The area covered stretches from Paulden to Williamson Valley to Dewey-Humboldt.

Stage II includes a ban of fireworks except for those in a commercial special events, such as a town’s official celebration.

The public should not be buying or setting off fireworks on their own. With the Fourth of July coming, there will be that temptation. Considering the ongoing news, we hope they will not give into it.

In addition to the fireworks ban, under Stage II:

No burn permits will be issued.

Use of model rockets is prohibited.

No smoking out of vehicles, residential yards, or designated smoking areas.

No outdoor use of firearms.

Welding, butting, grinding, and chain saw use are prohibited (permission may be granted under special circumstances and repair situations as approved by the fire marshal).

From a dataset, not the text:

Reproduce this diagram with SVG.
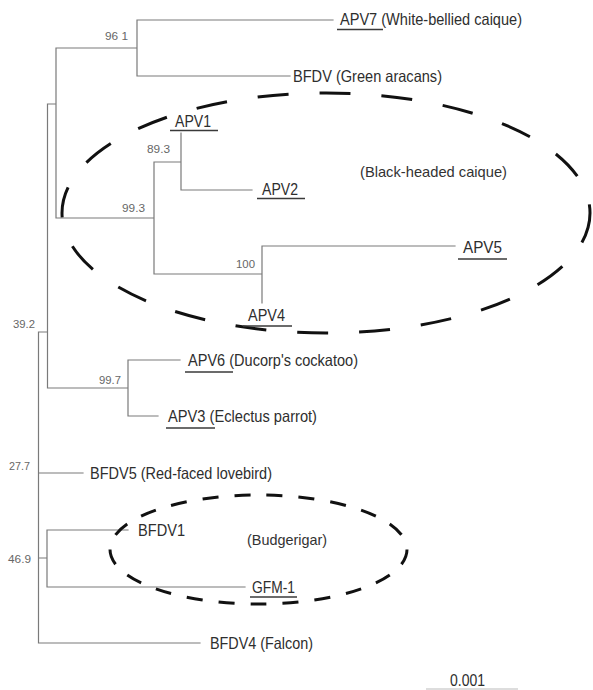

Warming fires and campfires (ember and ash producing) are prohibited in single and multi-family residences and town parks. This also prohibits the use of other devices that produce open flames, such as tiki lamps.

The use of propane, natural gas or other gas flame-producing barbeque cooking grills may be used at single and multi-family residential properties as long as they are constantly attended, are in an enclosed device, and can be turned off.

With the Goodwin Fire already having threatened many structures and forced people from their homes, and with the anniversary of the deaths of 19 Granite Mountain Hotshots coming on Friday, none of us should need reminding that fire is something we all need to take seriously.